There's something about people who can get up early in the morning. Whenever I have referred to my difficulty with mornings, at best I get pity, at worst scorn. Why is it morally superior to be able to get up in a morning, compared to being able to be active well past midnight? [not that I usually am, because I have to try and get up!] And it doesn't work to try and adjust your 'time zone'. When training for the ministry, I did a placement with a vicar who did morning prayer every day at 7am, so people commuting to work could join him. I got to bed between 10 & 1030 most nights, but still felt exhausted, whereas a midnight bedtime/8am get up would have been fine.

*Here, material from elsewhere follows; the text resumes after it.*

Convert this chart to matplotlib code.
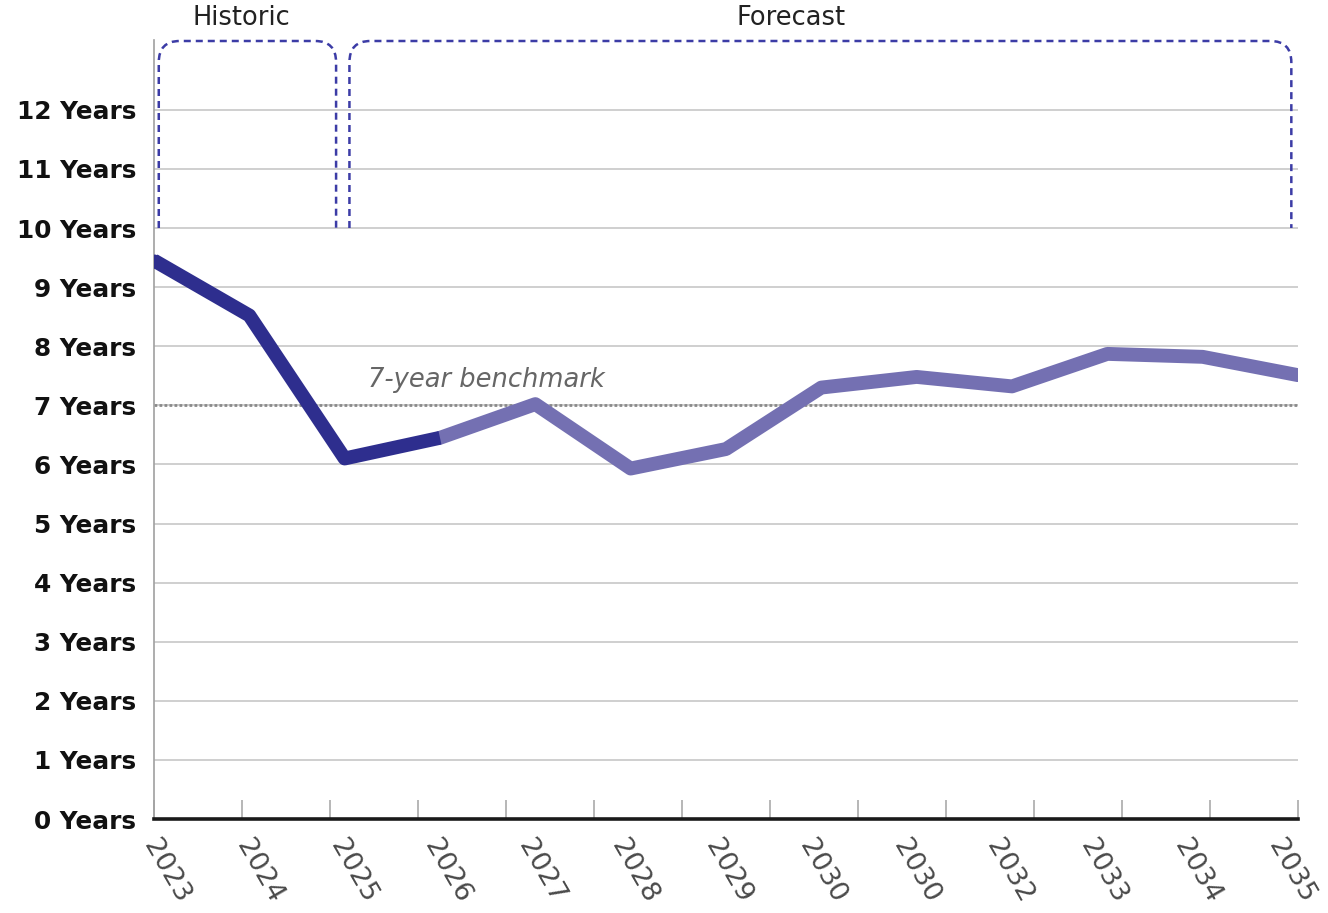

It was hugely reassuring to see a programme about all this a few months ago. Apparently we all have an internal clock that runs at about 24 hrs a day. However, some people run a little quicker than 24 hrs per biological 'day', and others slower. Hence some people are better at night, and others in the morning. Vindication at last.
So it has been good to start slowly today. Normal Sundays are challenging, having to be ready, dressed, prepared and compos mentis for an 8am service, but a 6-30am threw the system completely. This morning I woke up slowly, listening to the Today programme and then a fascinating edition of Start the Week. The guest list was brilliant: Philip Pullman, Abp. Rowan Williams, Professor Mona Siddiqui and David Baddiel. Apart from the comments on the Catholic Church (much quoted out of context) it was an intriguing conversation about belief, truth, values, institutions and communities. A surprisingly good-spirited encounter between Rowan Williams and Philip Pullman, who appear to have a genuine mutual respect.